We should intertwine our roots together. We should learn to face our trials knowing those who love us are aware of what we are facing and have our backs.
Some trials are made to bring us together. Some are made to make us feel alone and we must try even harder to hold to those who know and love us most. Those who appreciate the state we are in now not the state we were in before the trial.
Find those who no matter what, will be there; no matter what you say, no matter what you do, no matter who you are; they are the ones who will be your forest.
They are the ones buffering the wind. They are the ones seeking out the sun. They are the ones enriching your soil. They are they who won't leave you alone.

~Elizabeth

Saturday, June 4, 2011

Time and Love and Summers Passed

It hit me today like a freight train. Love. They say, time heals all wounds...but I think, often, the people we loved change until we don't recognize them, so it isn't "time" that changed, but "them". It wasn't time offering the healing in length, but simply, the person changed from what the love was orginally founded upon.
I don't recognize someone I loved.
I don't recognize his smile anymore. His eyes, his face, his style.
We never speak anymore.
I have no inkling of an idea what is going on with him right now.
It wasn't time healing the broken heart, but the realization that he has changed. I don't know him.
I wonder, how could I ever have loved someone so different contained within the same body?
Then, I think back, and back, and back. It's always been the same, hasn't it? People change and evolve and then one day you suddenly "see" them as they currently are. When you do, you realize you loved who they used to be, not who they are. Then, you just long for who they were, but that doesn't come back.
People keep evolving and adapting and changing. A year from now, who he was, the innocence he had, it will all be gone. The laid back country boy will be swallowed in the big city life. My sunny summer boy will truly be but a memory. The positive outlook I confided in will be even more silence, and day and month and year will blend in until he is just a memory of a summer of dashed hopes.
He'll be like those before him.
Love. I loved him. I loved who he was. I still love who he was. I just don't like who he is anymore. I can't blame time for that.

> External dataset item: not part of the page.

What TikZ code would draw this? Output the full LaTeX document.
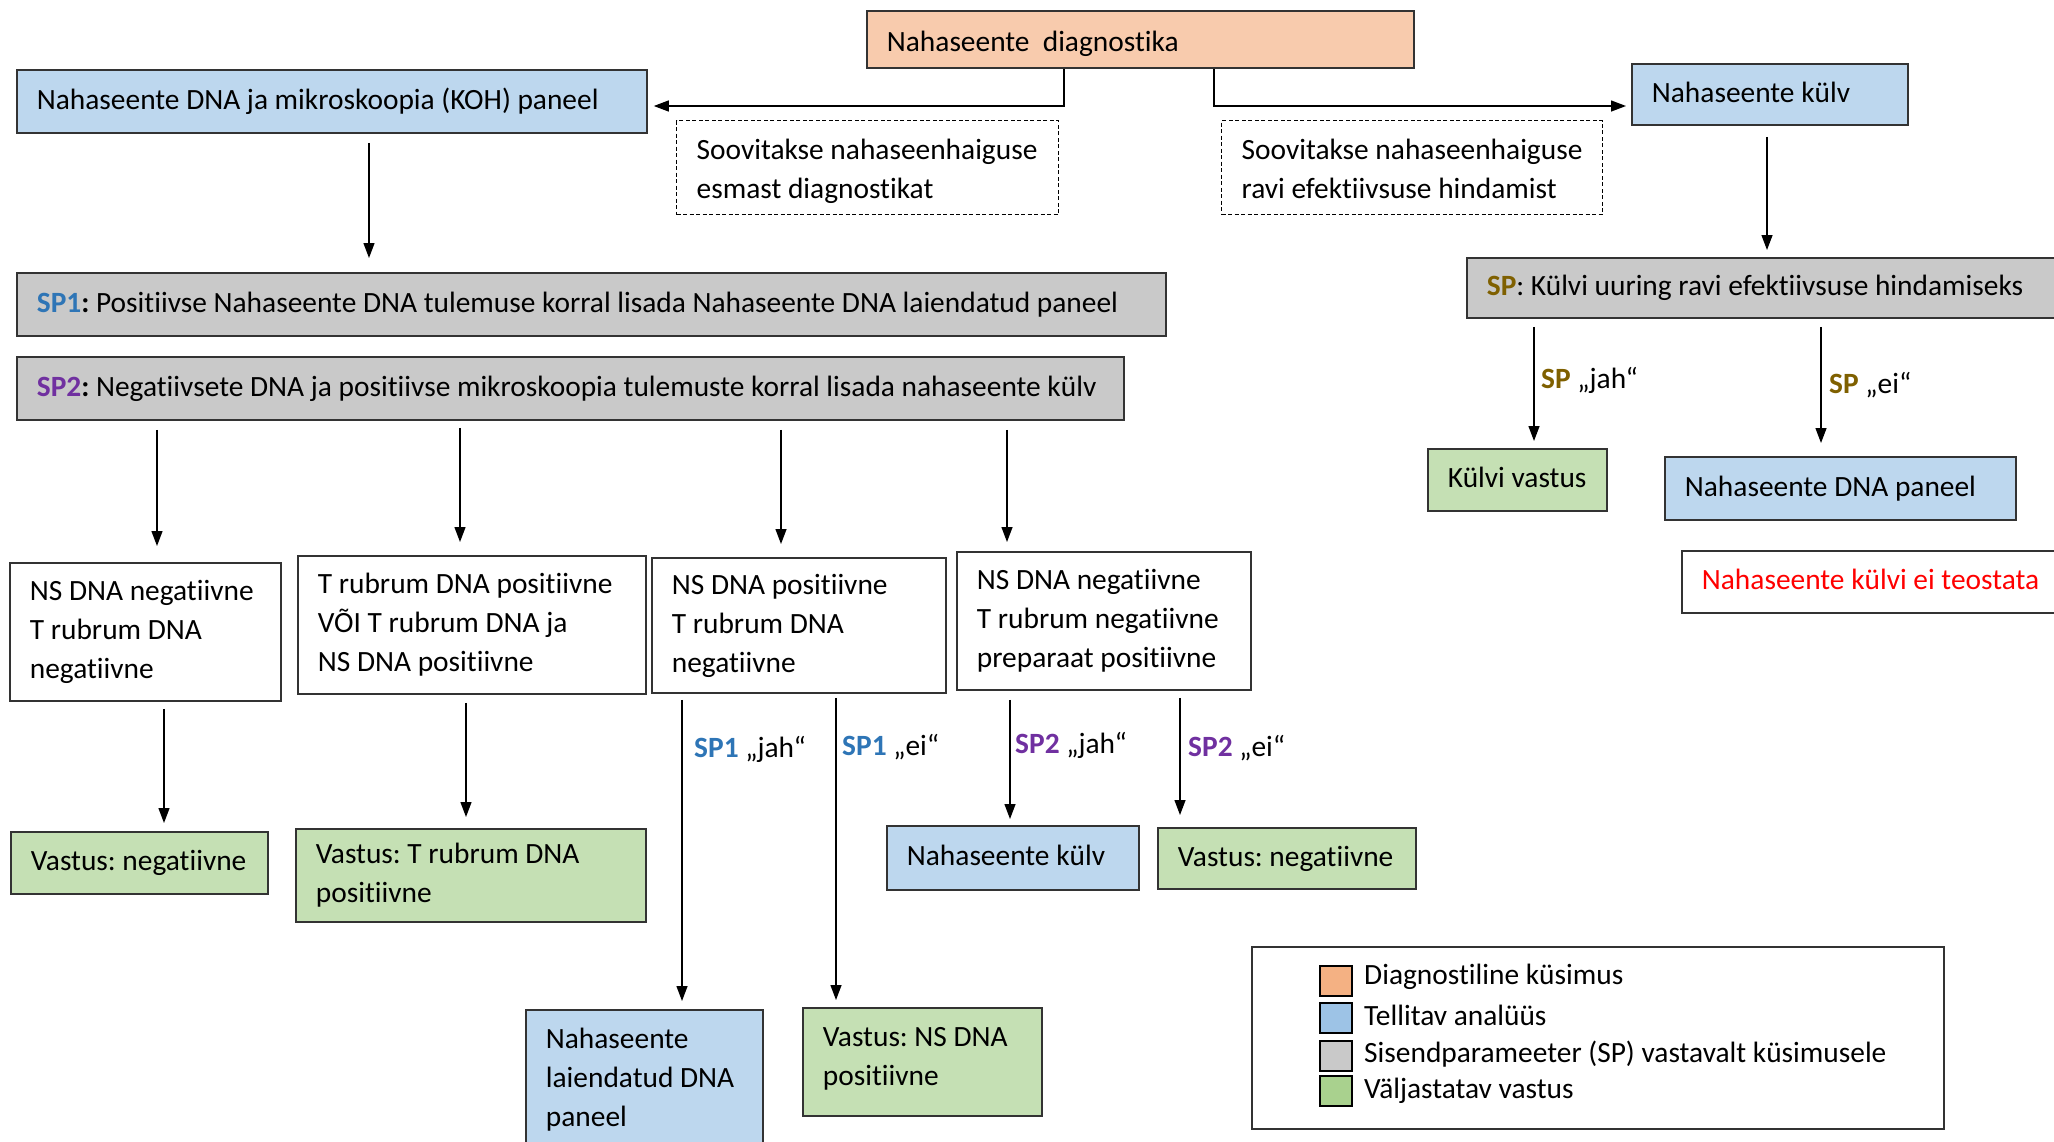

It's simply part of life.

Friday, June 3, 2011

Doors to Happiness

They say whenever one door of happiness closes, another opens, and Helen Keller said that we are often too busy looking at the door that is closed to see the new one that is opened for us. I think life is often about actually turning your head around and watching where you're going. You can't move ahead while you're craning your neck around to see what you just left. We usually remember moments of the past better than they were and we view the present as worse than it is. Luckily, for some of us, we see our present as a much better situation than some of them from our past, however, there are those of us who look back and seem to view events, people and opportunities as better than they were. We long to live in the past. We need to just move forward and stay focused and pay attention. I'm learning little things can bring happiness, and the little things keep us going. If I dwell in the negative, everything begins to look hopeless. If I concentrate on small things that make me smile, then my day is a bit brighter because of it. It's a good day when you manage to not hit an animal while driving the back roads. It's a good day when you can help someone. It's a good day when you find a deal on an item you need and save a few dollars. It's a good day when you wake up before your alarm and can remember what you dreamed about. Little things console us. I think the "doors to happiness" are doors leading to doors leading to doors. You keep going through doors. Happiness is what you feel along the journey, it should be the vehicle you ride in, not the destination you seek after. So, open the door that's there in front of you and walk away from the closed one. Right "goodbye" on it and turn around and keep going.